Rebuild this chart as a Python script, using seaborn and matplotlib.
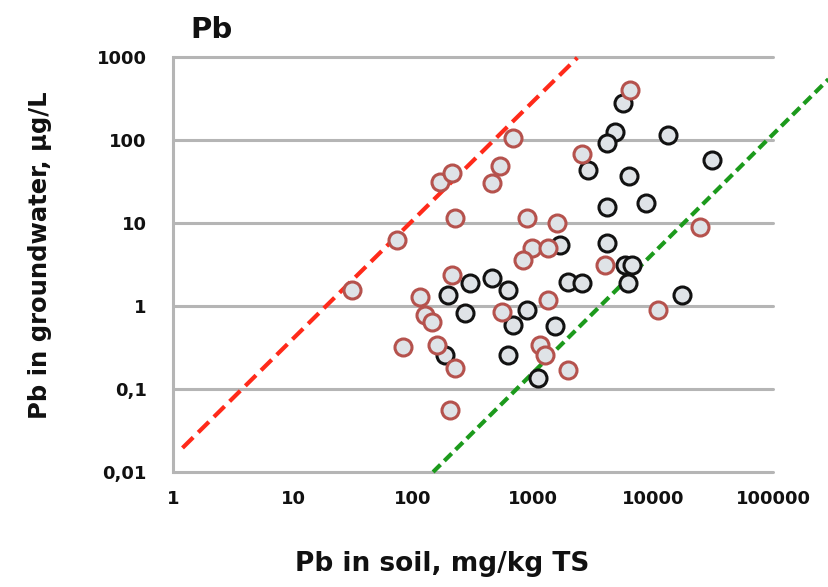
import matplotlib
matplotlib.use("Agg")
import matplotlib.pyplot as plt
import seaborn as sns
import pandas as pd
from matplotlib.ticker import FixedLocator, FixedFormatter, NullLocator

# ---- data ----
black_x = [5620, 4800, 4140, 13300, 31000, 2870, 6300, 4140, 8700, 4140, 1680,
           5860, 6650, 6200, 1960, 2550, 17400, 455, 620, 890, 680, 1520, 620,
           1100, 195, 270, 185, 300]
black_y = [279, 125, 92, 115, 57, 43.6, 36.8, 15.6, 17.4, 5.8, 5.4,
           3.1, 3.1, 1.9, 1.95, 1.9, 1.36, 2.17, 1.56, 0.9, 0.59, 0.58, 0.26,
           0.135, 1.36, 0.82, 0.26, 1.9]

red_x = [31, 74, 168, 211, 224, 455, 531, 680, 6400, 2560, 890, 1585, 985, 1334,
         826, 211, 114, 126, 144, 83, 158, 224, 204, 550, 1334, 1150, 1260, 1950,
         3980, 24700, 11000]
red_y = [1.55, 6.2, 31, 40, 11.5, 30, 48.6, 105, 400, 68, 11.5, 10, 5.0, 5.0,
         3.6, 2.36, 1.28, 0.78, 0.65, 0.32, 0.34, 0.18, 0.056, 0.85, 1.17, 0.34,
         0.26, 0.17, 3.1, 8.9, 0.89]

redline_x = [1.2, 2340]
redline_y = [0.0195, 980]
greenline_x = [147, 290000]
greenline_y = [0.01, 540]

x_ticks = [1, 10, 100, 1000, 10000, 100000]
x_ticklabels = ["1", "10", "100", "1000", "10000", "100000"]
y_ticks = [0.01, 0.1, 1, 10, 100, 1000]
y_ticklabels = ["0,01", "0,1", "1", "10", "100", "1000"]

title = "Pb"
xlabel = "Pb in soil, mg/kg TS"
ylabel = "Pb in groundwater, µg/L"

# ---- style ----
sns.set_style("white")
plt.rcParams["font.family"] = ["DejaVu Sans"]

W, H = 829, 587
fig = plt.figure(figsize=(W / 100, H / 100), dpi=100)
L, R, T, B = 173, 773, 57, 472
ax = fig.add_axes([L / W, 1 - B / H, (R - L) / W, (B - T) / H])

ax.set_xscale("log")
ax.set_yscale("log")
ax.set_xlim(1, 1e5)
ax.set_ylim(0.01, 1000)

grid_col = "#b5b5b5"
face = "#dfe3e7"

ax.plot(redline_x, redline_y, color="#ff2a1a", lw=3.0,
        linestyle=(0, (3.6, 1.7)), clip_on=False, zorder=2,
        dash_capstyle="butt")
ax.plot(greenline_x, greenline_y, color="#1c9a1c", lw=3.0,
        linestyle=(0, (2.5, 1.3)), clip_on=False, zorder=2, dash_capstyle="butt")

sns.scatterplot(x=black_x, y=black_y, ax=ax, s=150, color=face,
                edgecolor="#121212", linewidth=2.2, zorder=3, clip_on=False)
sns.scatterplot(x=red_x, y=red_y, ax=ax, s=150, color=face,
                edgecolor="#b5524d", linewidth=2.2, zorder=4, clip_on=False)

ax.xaxis.set_major_locator(FixedLocator(x_ticks))
ax.xaxis.set_major_formatter(FixedFormatter(x_ticklabels))
ax.xaxis.set_minor_locator(NullLocator())
ax.yaxis.set_major_locator(FixedLocator(y_ticks))
ax.yaxis.set_major_formatter(FixedFormatter(y_ticklabels))
ax.yaxis.set_minor_locator(NullLocator())

for s in ["top", "right", "bottom"]:
    ax.spines[s].set_visible(False)
ax.spines["left"].set_color(grid_col)
ax.spines["left"].set_linewidth(2.2)

ax.yaxis.grid(True, color=grid_col, linewidth=2.2, zorder=0)
ax.xaxis.grid(False)
for gl in ax.get_ygridlines():
    gl.set_clip_on(False)
ax.set_axisbelow(True)

ax.tick_params(axis="y", which="major", direction="out", length=6, width=2.2,
               color=grid_col, pad=13, labelsize=13)
ax.tick_params(axis="x", which="major", direction="out", length=6, width=1.8,
               color=grid_col, pad=7, labelsize=13)
for lab in ax.get_xticklabels() + ax.get_yticklabels():
    lab.set_fontweight("bold")
    lab.set_color("#111111")

ax.set_xlabel(xlabel, fontsize=19, fontweight="bold", color="#111111")
ax.xaxis.set_label_coords((442 - L) / (R - L), -(551 - B) / (B - T))
ax.xaxis.label.set_va("top")

ax.set_ylabel(ylabel, fontsize=17.5, fontweight="bold", color="#111111")
ax.yaxis.label.set_va("center")
ax.yaxis.set_label_coords(-(L - 40) / (R - L), (B - 255) / (B - T))

fig.text(190 / W, 1 - 16 / H, title, fontsize=21, fontweight="bold",
         ha="left", va="top", color="#111111")

fig.savefig("out.png", dpi=100, facecolor="white")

========================

• [TASK BRIEF] Reproduce every line above as written, skipping pictures.

• [REPLY TO THE TASK]
Rebuild this chart as a Python script, using seaborn and matplotlib.
import matplotlib
matplotlib.use("Agg")
import matplotlib.pyplot as plt
import seaborn as sns
import pandas as pd
from matplotlib.ticker import FixedLocator, FixedFormatter, NullLocator

# ---- data ----
black_x = [5620, 4800, 4140, 13300, 31000, 2870, 6300, 4140, 8700, 4140, 1680,
           5860, 6650, 6200, 1960, 2550, 17400, 455, 620, 890, 680, 1520, 620,
           1100, 195, 270, 185, 300]
black_y = [279, 125, 92, 115, 57, 43.6, 36.8, 15.6, 17.4, 5.8, 5.4,
           3.1, 3.1, 1.9, 1.95, 1.9, 1.36, 2.17, 1.56, 0.9, 0.59, 0.58, 0.26,
           0.135, 1.36, 0.82, 0.26, 1.9]

red_x = [31, 74, 168, 211, 224, 455, 531, 680, 6400, 2560, 890, 1585, 985, 1334,
         826, 211, 114, 126, 144, 83, 158, 224, 204, 550, 1334, 1150, 1260, 1950,
         3980, 24700, 11000]
red_y = [1.55, 6.2, 31, 40, 11.5, 30, 48.6, 105, 400, 68, 11.5, 10, 5.0, 5.0,
         3.6, 2.36, 1.28, 0.78, 0.65, 0.32, 0.34, 0.18, 0.056, 0.85, 1.17, 0.34,
         0.26, 0.17, 3.1, 8.9, 0.89]

redline_x = [1.2, 2340]
redline_y = [0.0195, 980]
greenline_x = [147, 290000]
greenline_y = [0.01, 540]

x_ticks = [1, 10, 100, 1000, 10000, 100000]
x_ticklabels = ["1", "10", "100", "1000", "10000", "100000"]
y_ticks = [0.01, 0.1, 1, 10, 100, 1000]
y_ticklabels = ["0,01", "0,1", "1", "10", "100", "1000"]

title = "Pb"
xlabel = "Pb in soil, mg/kg TS"
ylabel = "Pb in groundwater, µg/L"

# ---- style ----
sns.set_style("white")
plt.rcParams["font.family"] = ["DejaVu Sans"]

W, H = 829, 587
fig = plt.figure(figsize=(W / 100, H / 100), dpi=100)
L, R, T, B = 173, 773, 57, 472
ax = fig.add_axes([L / W, 1 - B / H, (R - L) / W, (B - T) / H])

ax.set_xscale("log")
ax.set_yscale("log")
ax.set_xlim(1, 1e5)
ax.set_ylim(0.01, 1000)

grid_col = "#b5b5b5"
face = "#dfe3e7"

ax.plot(redline_x, redline_y, color="#ff2a1a", lw=3.0,
        linestyle=(0, (3.6, 1.7)), clip_on=False, zorder=2,
        dash_capstyle="butt")
ax.plot(greenline_x, greenline_y, color="#1c9a1c", lw=3.0,
        linestyle=(0, (2.5, 1.3)), clip_on=False, zorder=2, dash_capstyle="butt")

sns.scatterplot(x=black_x, y=black_y, ax=ax, s=150, color=face,
                edgecolor="#121212", linewidth=2.2, zorder=3, clip_on=False)
sns.scatterplot(x=red_x, y=red_y, ax=ax, s=150, color=face,
                edgecolor="#b5524d", linewidth=2.2, zorder=4, clip_on=False)

ax.xaxis.set_major_locator(FixedLocator(x_ticks))
ax.xaxis.set_major_formatter(FixedFormatter(x_ticklabels))
ax.xaxis.set_minor_locator(NullLocator())
ax.yaxis.set_major_locator(FixedLocator(y_ticks))
ax.yaxis.set_major_formatter(FixedFormatter(y_ticklabels))
ax.yaxis.set_minor_locator(NullLocator())

for s in ["top", "right", "bottom"]:
    ax.spines[s].set_visible(False)
ax.spines["left"].set_color(grid_col)
ax.spines["left"].set_linewidth(2.2)

ax.yaxis.grid(True, color=grid_col, linewidth=2.2, zorder=0)
ax.xaxis.grid(False)
for gl in ax.get_ygridlines():
    gl.set_clip_on(False)
ax.set_axisbelow(True)

ax.tick_params(axis="y", which="major", direction="out", length=6, width=2.2,
               color=grid_col, pad=13, labelsize=13)
ax.tick_params(axis="x", which="major", direction="out", length=6, width=1.8,
               color=grid_col, pad=7, labelsize=13)
for lab in ax.get_xticklabels() + ax.get_yticklabels():
    lab.set_fontweight("bold")
    lab.set_color("#111111")

ax.set_xlabel(xlabel, fontsize=19, fontweight="bold", color="#111111")
ax.xaxis.set_label_coords((442 - L) / (R - L), -(551 - B) / (B - T))
ax.xaxis.label.set_va("top")

ax.set_ylabel(ylabel, fontsize=17.5, fontweight="bold", color="#111111")
ax.yaxis.label.set_va("center")
ax.yaxis.set_label_coords(-(L - 40) / (R - L), (B - 255) / (B - T))

fig.text(190 / W, 1 - 16 / H, title, fontsize=21, fontweight="bold",
         ha="left", va="top", color="#111111")

fig.savefig("out.png", dpi=100, facecolor="white")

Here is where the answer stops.